# Kenwood DDX514 Review



## matdotcom2000 (Aug 16, 2005)

Honestly this headunit is not my first choice but after looking at the options that it comes with I decided to go ahead and take the leap. Some people with my particular truck (08 Tundra) are having problems with flip out monitors so I want to find a Headunit with a monitor and a dvd slot on the front and usb connections on the rear. Right out of the box this headunit is light in the ass. lol I thought it would be a little heavier for all of the other options you can add to it. Either way it still looks nice. After connection the unit I decided to power it up. Some of the menus are pretty straight forward, but some of them are a bit confusing. The only real problem I had was trying to get the sub out enabled where I just reset the damn thing and I was able to make changes. Now sound wise I really can comment on for the simple fact is I have a speaker set that I have never heard before and an amplifier I never used before (HSK 163 and RF 25toLife power 1000). I do like the sound I am getting though its very smooth but somewhat colored and that could be due to my last system was very detailed and accurate (QSC Quarts).

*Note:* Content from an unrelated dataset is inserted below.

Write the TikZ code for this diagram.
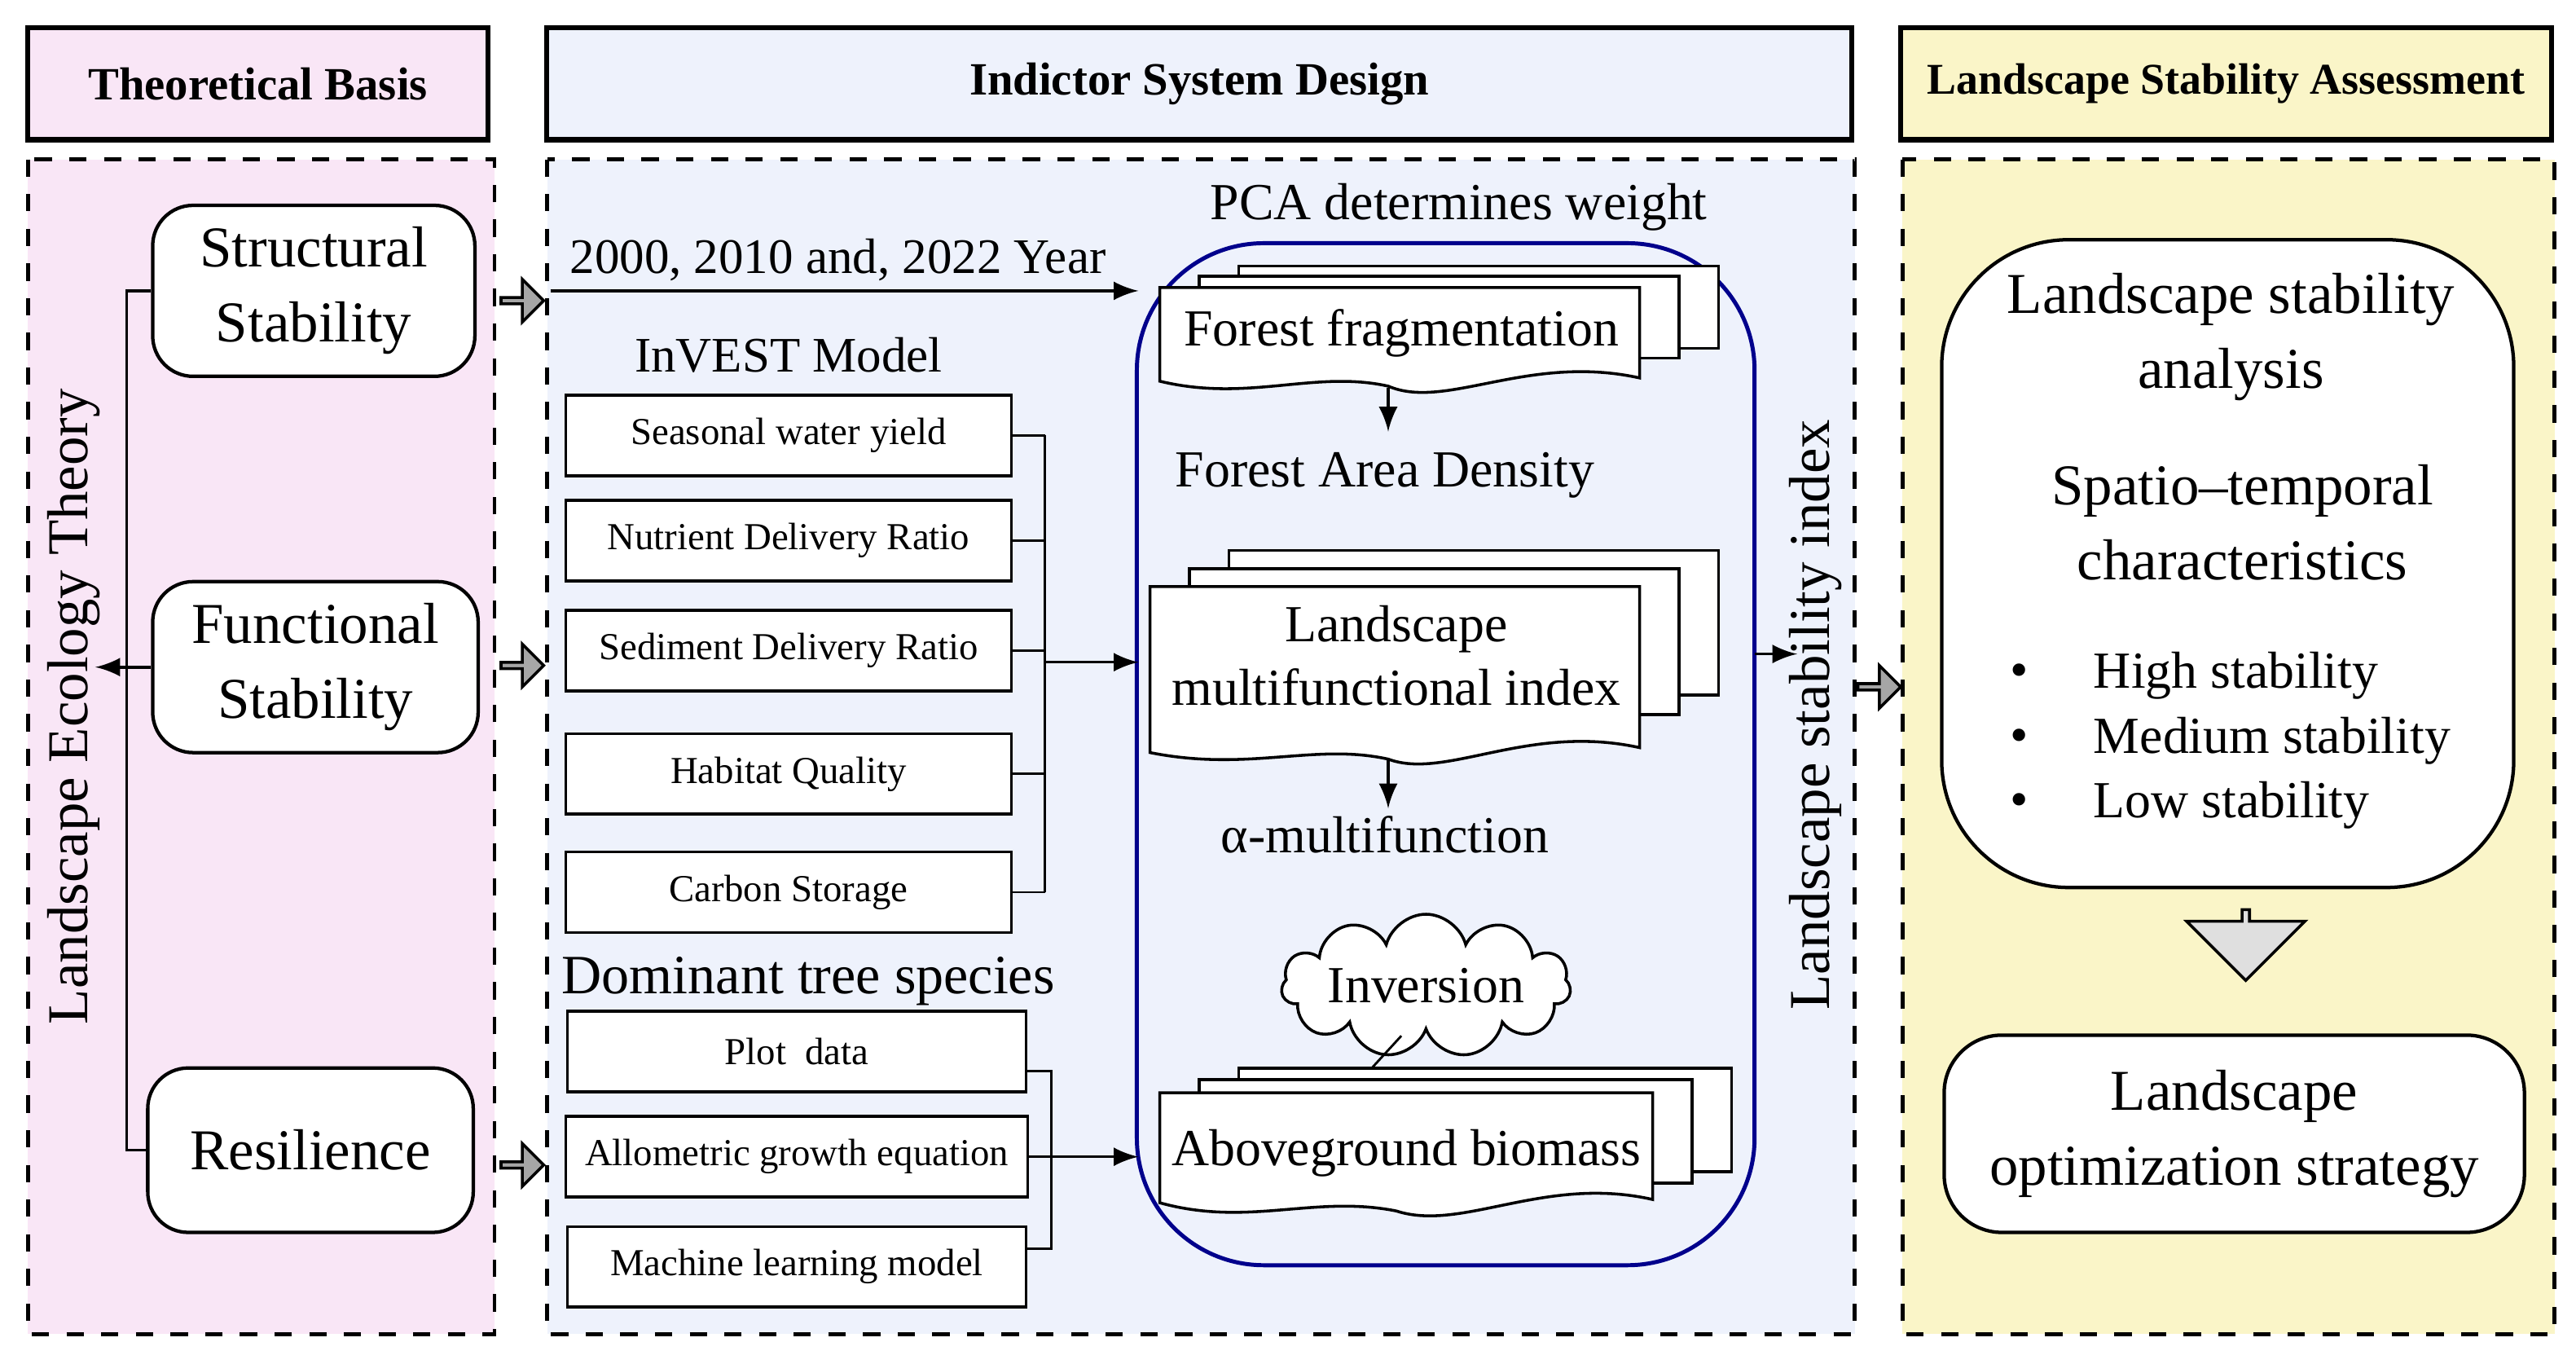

One of the things that I did not like was I have to turn the knob quite a bit before I was able to get some volume and once I did get volume it got loud pretty fast and then clipping became very noticeable, (2 volt line out).
Ok The break down
Pros
Front slot, USB rear cable, illumination color match, Warm and smooth sound, media flexibility, easy to up grade nav and bluetooth.

Cons
No Remote, poor volume control, Could update user interface looks

Overall I like the unit my wife can use it LOL that make a difference


----------